With regards to phones, I know it would be ridiculous to ban people from using their phones at all in a pub during a quiz. To be fair such blatant cheating as the incident I described in this post is really the exception rather than the rule in my experience.

Of course, this doesn't make it any better when it does happen !

Thanks for leaving a comment,

Dave

Jacob said...

I think one potentially uncomfortable angle, that should still be considered, is that it could be hard to see that anyone with the aid of a phone within the financial reach of most people, and a basic ability to use search engines properly, can then become as good as a top-class quizzer (in situations like this, where time is not too much of an issue).

It's analogous to being a calculating prodigy in the age of calculators. Sure, you'd get to the answer of some difficult piece of arithmetic faster than the calculator guy, but it's not likely to be much consolation that your ability is essentially reduced to 'being a bit quicker than a person with a gadget'.

What makes it worse of course, is that I would wager that an average person could go against a team of hand-picked quizzers and beat them if provided with a smart phone, as they've got the access to accumulated knowledge on the internet, Wikipedia alone containing far more than any one person could conceivably know.

It wouldn't sap all the use of knowing about things - having facts in your head is good for everything from having a good conversation to learning about new things with the benefit of existing knowledge - but it certainly tarnishes the ability of being good at quizzes by making it in principle available to anyone with an internet connection.

I plan to write this line of reasoning out into a longer post at some point. I've been considering how the practical utility of many skills that were once very useful have diminished in an age of technological aids, and being able to calculate things, or draw things by hand, or know lots of facts, all seem to me to be casualties of this. Whether that is good or bad is a moot point.

Londinius said...

Hi Jacob

Sorry that I haven't replied before. A good post, and a thought provoking comment. I have no doubt that a very competent team of googlers could possibly beat a team of the world's best quizzers under the right circumstances. I also agree that while its nice to know lots of stuff, its not eesential, certainly not in the modern world.

However the fact is that our quizzes, socisl , pub, league, you name it, are competitions.

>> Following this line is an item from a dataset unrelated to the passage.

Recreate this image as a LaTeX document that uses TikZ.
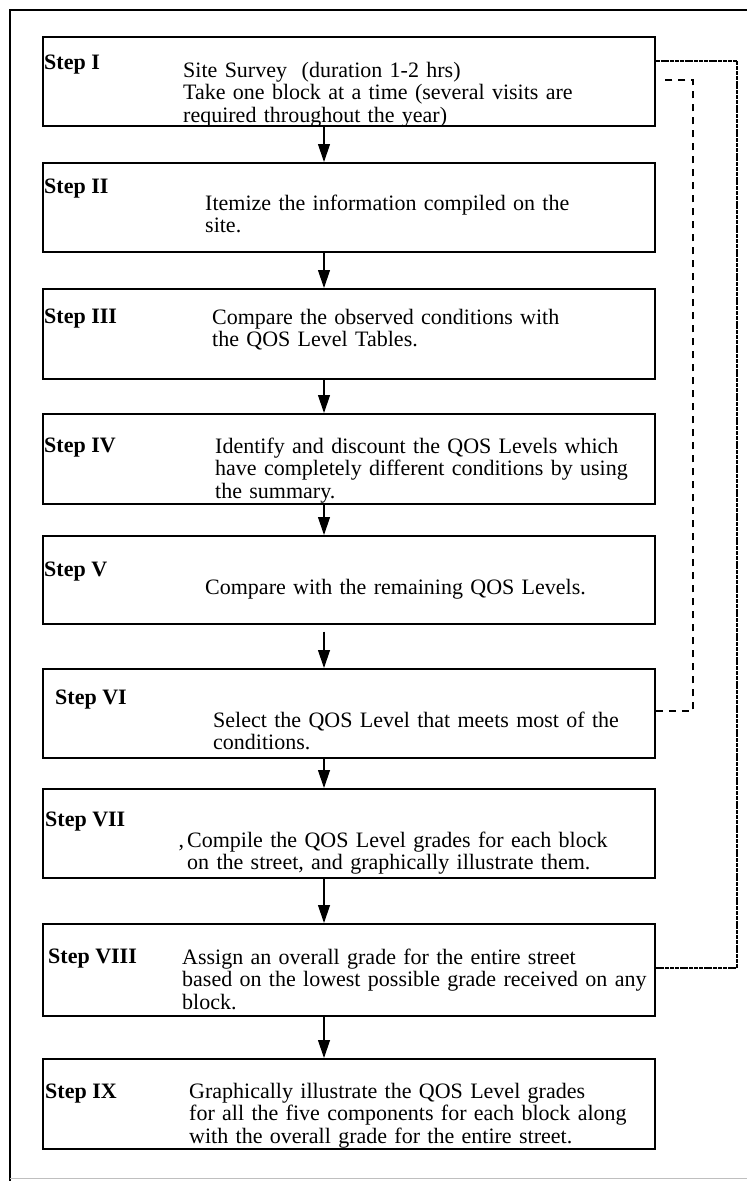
\documentclass[tikz,border=0pt]{standalone}
\usepackage{fontspec}
\setmainfont{Liberation Serif}
\usetikzlibrary{arrows.meta}

\begin{document}
\begin{tikzpicture}[x=1pt, y=-1pt,
    stepbox/.style = {draw, line width=1.5pt, minimum width=612pt, inner sep=0pt, anchor=north},
    steplabel/.style = {anchor=base west, inner sep=0pt, font={\fontsize{22}{22.5}\selectfont\bfseries}},
    steptext/.style = {anchor=base west, inner sep=0pt, text width=520pt, align=left, font={\fontsize{22}{22.5}\selectfont}},
    flow/.style = {line width=1.2pt, -{Triangle[length=18pt, width=12pt]}},
    backloop/.style = {line width=1.3pt, dash pattern=on 4pt off 0.8pt},
    recheck/.style = {line width=1.2pt, dash pattern=on 7pt off 6pt}]
        \useasboundingbox (0,0) rectangle (747,1181);
        % outer frame
        \draw[line width=1.2pt] (747,10) -- (10,10) -- (10,1181);
        \draw[line width=0.8pt, black!25] (10,1178) -- (747,1178);
        % step boxes
        \node[stepbox, minimum height=89pt] (s1) at (349,36) {};
        \node[stepbox, minimum height=89pt] (s2) at (349,162) {};
        \node[stepbox, minimum height=90pt] (s3) at (349,288) {};
        \node[stepbox, minimum height=90pt] (s4) at (349,413) {};
        \node[stepbox, minimum height=88pt] (s5) at (349,535) {};
        \node[stepbox, minimum height=89pt] (s6) at (349,668) {};
        \node[stepbox, minimum height=89pt] (s7) at (349,788) {};
        \node[stepbox, minimum height=92pt] (s8) at (349,923) {};
        \node[stepbox, minimum height=90pt] (s9) at (349,1058) {};
        % labels
        \node[steplabel] (l1) at (44,69) {Step I};
        \node[steplabel] (l2) at (44,193) {Step II};
        \node[steplabel] (l3) at (44,323) {Step III};
        \node[steplabel] (l4) at (44,452) {Step IV};
        \node[steplabel] (l5) at (44,576) {Step V};
        \node[steplabel] (l6) at (55,704) {Step VI};
        \node[steplabel] (l7) at (45,826) {Step VII};
        \node[steplabel] (l8) at (48,963) {Step VIII};
        \node[steplabel] (l9) at (45,1098) {Step IX};
        % texts
        \node[steptext] (t1) at (183,77) {Site Survey\ \ (duration 1-2 hrs)\\Take one block at a time (several visits are\\required throughout the year)};
        \node[steptext] (t2) at (205,210) {Itemize the information compiled on the\\site.};
        \node[steptext] (t3) at (212,324) {Compare the observed conditions with\\the QOS Level Tables.};
        \node[steptext] (t4) at (215,453) {Identify and discount the QOS Levels which\\have completely different conditions by using\\the summary.};
        \node[steptext] (t5) at (205,594) {Compare with the remaining QOS Levels.};
        \node[steptext] (t6) at (213,727) {Select the QOS Level that meets most of the\\conditions.};
        \node[steptext] (t7) at (187,847) {\llap{,\kern3pt}Compile the QOS Level grades for each block\\on the street, and graphically illustrate them.};
        \node[steptext] (t8) at (182,964) {Assign an overall grade for the entire street\\based on the lowest possible grade received on any\\block.};
        \node[steptext] (t9) at (189,1098) {Graphically illustrate the QOS Level grades\\for all the five components for each block along\\with the overall grade for the entire street.};
        % flow arrows
        \coordinate (ax) at (324,0);
        \draw[flow] (s1.south -| ax) -- (s2.north -| ax);
        \draw[flow] (s2.south -| ax) -- (s3.north -| ax);
        \draw[flow] (s3.south -| ax) -- (s4.north -| ax);
        \draw[flow] (s4.south -| ax) -- (s5.north -| ax);
        \draw[flow, shorten <=7pt] (s5.south -| ax) -- (s6.north -| ax);
        \draw[flow] (s6.south -| ax) -- (s7.north -| ax);
        \draw[flow] (s7.south -| ax) -- (s8.north -| ax);
        \draw[flow] (s8.south -| ax) -- (s9.north -| ax);
        % loops on the right
        \coordinate (o1) at (737,61);
        \coordinate (o2) at (737,968);
        \draw[backloop] (s1.east |- o1) -- (o1) -- (o2) -- (s8.east |- o2);
        \coordinate (d0) at (665,80);
        \coordinate (d1) at (693,80);
        \coordinate (d2) at (693,711);
        \draw[recheck] (s6.east |- d2) -- (d2) -- (d1) -- (d0);
    \end{tikzpicture}
\end{document}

Games. A game is something in which you voluntarily buy into a set of articifial rules and limitations. In the case of a quiz, that it is a test of wits, to see who either knows, or can work out, the greatest number of correct answers. Using an internet phone is akin to saying - well, I can go faster on my motor bike than a man can run, so can I use a harley in the final of the men's 100metres in the Olympics ? An extreme analogy , but an apt one. The ability to run fast is not essential today. But its one we can admire, and enjoy .

Interesting post - thanks for dropping by.